## WHAT YOU HAVE TO DO
Exactly as written, quote every line that follows, skipping the images.

## DATASET RECORDS
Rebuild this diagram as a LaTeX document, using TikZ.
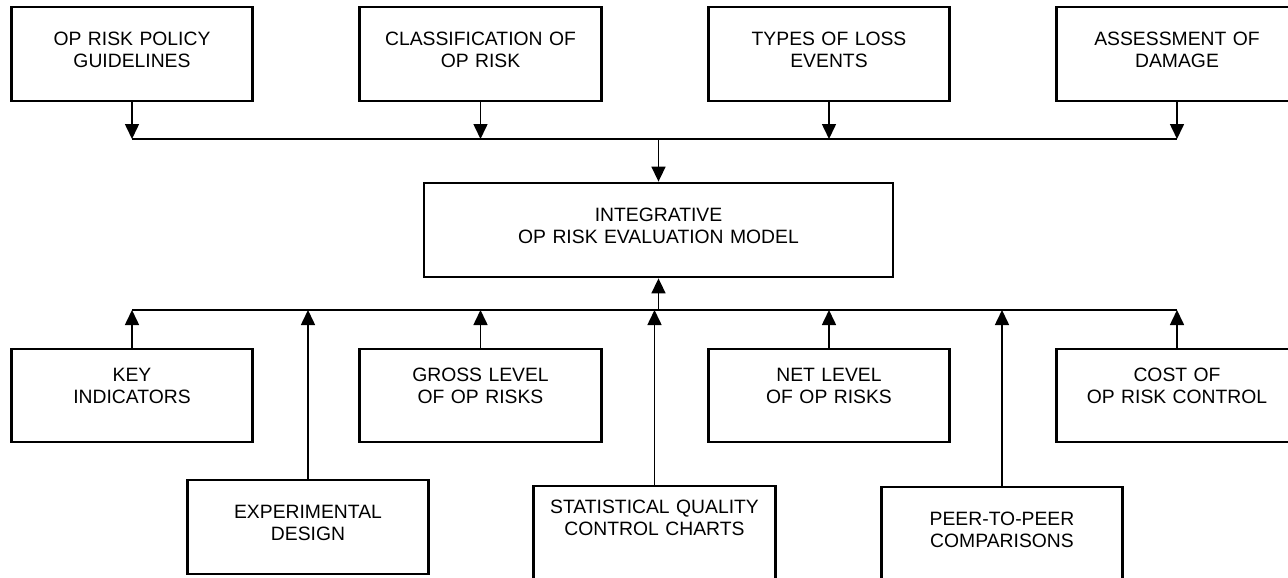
\documentclass[tikz,border=0pt]{standalone}
\usepackage{fontspec}
\setmainfont{Liberation Sans}
\usepackage{tikz}
\usetikzlibrary{arrows.meta, positioning, calc}

\begin{document}
\begin{tikzpicture}[x=0.02cm, y=-0.02cm,
    font=\fontsize{11}{12.5}\selectfont,
    box/.style={draw, line width=1.6pt, minimum width=4.8cm, minimum height=1.88cm,
        text width=4.6cm, align=center, text height=8pt, text depth=18pt},
    arr/.style={line width=0.9pt, -{Triangle[length=0.3cm, width=0.28cm]}},
    bus/.style={line width=0.6pt}]
\useasboundingbox (0, 0) rectangle (1288, 578);
\clip (0, 0) rectangle (1288, 578);
\coordinate (topbus) at (0, 139);
\coordinate (botbus) at (0, 310);
% Inputs
\node[box] (policy) at (132, 54) {OP RISK POLICY\\GUIDELINES};
\node[box] (classif) at (480.5, 54) {CLASSIFICATION OF\\OP RISK};
\node[box] (losstypes) at (829, 54) {TYPES OF LOSS\\EVENTS};
\node[box] (damage) at (1177, 54) {ASSESSMENT OF\\DAMAGE};
% Model
\node[box, minimum width=9.38cm, text width=9cm] (model) at (658.5, 230) {INTEGRATIVE\\OP RISK EVALUATION MODEL};
% Measures
\node[box, minimum height=1.86cm, text depth=24.4pt] (keyind) at (132, 395.5) {KEY\\INDICATORS};
\node[box, minimum height=1.86cm, text depth=24.4pt] (gross) at (480.5, 395.5) {GROSS LEVEL\\OF OP RISKS};
\node[box, minimum height=1.86cm, text depth=24.4pt] (net) at (829, 395.5) {NET LEVEL\\OF OP RISKS};
\node[box, minimum height=1.86cm, text depth=24.4pt] (cost) at (1177, 395.5) {COST OF\\OP RISK CONTROL};
% Tools
\node[box] (expdesign) at (308, 527) {EXPERIMENTAL\\DESIGN};
\node[box, minimum height=2cm, text depth=34pt] (spc) at (654.5, 536) {STATISTICAL QUALITY\\CONTROL CHARTS};
\node[box, minimum height=2cm, text depth=21.5pt] (peer) at (1002, 537) {PEER-TO-PEER\\COMPARISONS};
% Upper bus
\draw[bus] (policy.south |- topbus) -- (damage.south |- topbus);
\foreach \n in {policy, classif, losstypes, damage}
  \draw[arr] (\n.south) -- (\n.south |- topbus);
\draw[arr] (model.north |- topbus) -- (model.north);
% Lower bus
\draw[bus] (keyind.north |- botbus) -- (cost.north |- botbus);
\foreach \n in {keyind, expdesign, gross, spc, net, peer, cost}
  \draw[arr] (\n.north) -- (\n.north |- botbus);
\draw[arr] (model.south |- botbus) -- (model.south);
\end{tikzpicture}
\end{document}
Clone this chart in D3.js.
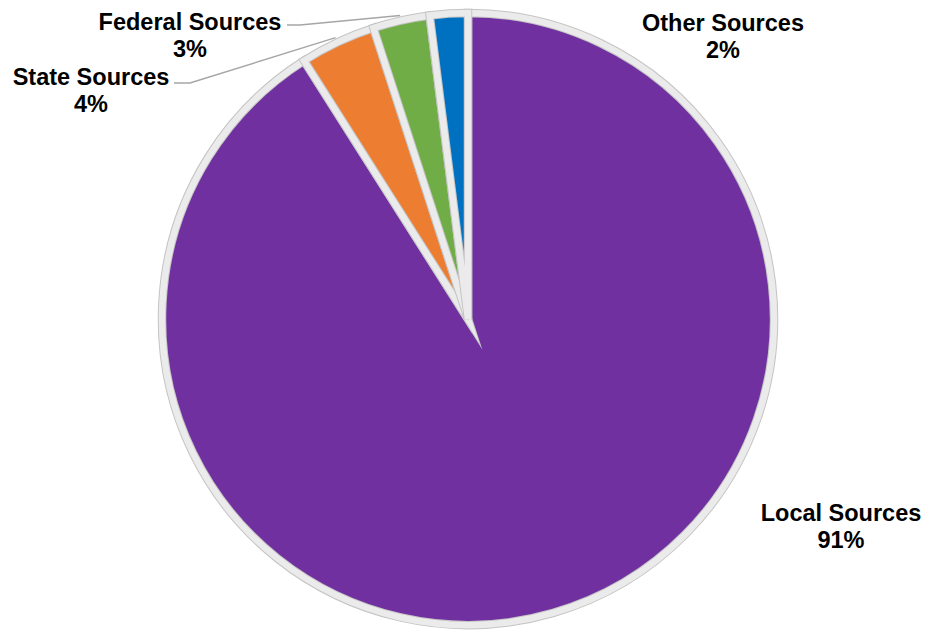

## TASK SOLUTION
Rebuild this diagram as a LaTeX document, using TikZ.
\documentclass[tikz,border=0pt]{standalone}
\usepackage{fontspec}
\setmainfont{Liberation Sans}
\usepackage{tikz}
\usetikzlibrary{arrows.meta, positioning, calc}

\begin{document}
\begin{tikzpicture}[x=0.02cm, y=-0.02cm,
    font=\fontsize{11}{12.5}\selectfont,
    box/.style={draw, line width=1.6pt, minimum width=4.8cm, minimum height=1.88cm,
        text width=4.6cm, align=center, text height=8pt, text depth=18pt},
    arr/.style={line width=0.9pt, -{Triangle[length=0.3cm, width=0.28cm]}},
    bus/.style={line width=0.6pt}]
\useasboundingbox (0, 0) rectangle (1288, 578);
\clip (0, 0) rectangle (1288, 578);
\coordinate (topbus) at (0, 139);
\coordinate (botbus) at (0, 310);
% Inputs
\node[box] (policy) at (132, 54) {OP RISK POLICY\\GUIDELINES};
\node[box] (classif) at (480.5, 54) {CLASSIFICATION OF\\OP RISK};
\node[box] (losstypes) at (829, 54) {TYPES OF LOSS\\EVENTS};
\node[box] (damage) at (1177, 54) {ASSESSMENT OF\\DAMAGE};
% Model
\node[box, minimum width=9.38cm, text width=9cm] (model) at (658.5, 230) {INTEGRATIVE\\OP RISK EVALUATION MODEL};
% Measures
\node[box, minimum height=1.86cm, text depth=24.4pt] (keyind) at (132, 395.5) {KEY\\INDICATORS};
\node[box, minimum height=1.86cm, text depth=24.4pt] (gross) at (480.5, 395.5) {GROSS LEVEL\\OF OP RISKS};
\node[box, minimum height=1.86cm, text depth=24.4pt] (net) at (829, 395.5) {NET LEVEL\\OF OP RISKS};
\node[box, minimum height=1.86cm, text depth=24.4pt] (cost) at (1177, 395.5) {COST OF\\OP RISK CONTROL};
% Tools
\node[box] (expdesign) at (308, 527) {EXPERIMENTAL\\DESIGN};
\node[box, minimum height=2cm, text depth=34pt] (spc) at (654.5, 536) {STATISTICAL QUALITY\\CONTROL CHARTS};
\node[box, minimum height=2cm, text depth=21.5pt] (peer) at (1002, 537) {PEER-TO-PEER\\COMPARISONS};
% Upper bus
\draw[bus] (policy.south |- topbus) -- (damage.south |- topbus);
\foreach \n in {policy, classif, losstypes, damage}
  \draw[arr] (\n.south) -- (\n.south |- topbus);
\draw[arr] (model.north |- topbus) -- (model.north);
% Lower bus
\draw[bus] (keyind.north |- botbus) -- (cost.north |- botbus);
\foreach \n in {keyind, expdesign, gross, spc, net, peer, cost}
  \draw[arr] (\n.north) -- (\n.north |- botbus);
\draw[arr] (model.south |- botbus) -- (model.south);
\end{tikzpicture}
\end{document}
Clone this chart in D3.js.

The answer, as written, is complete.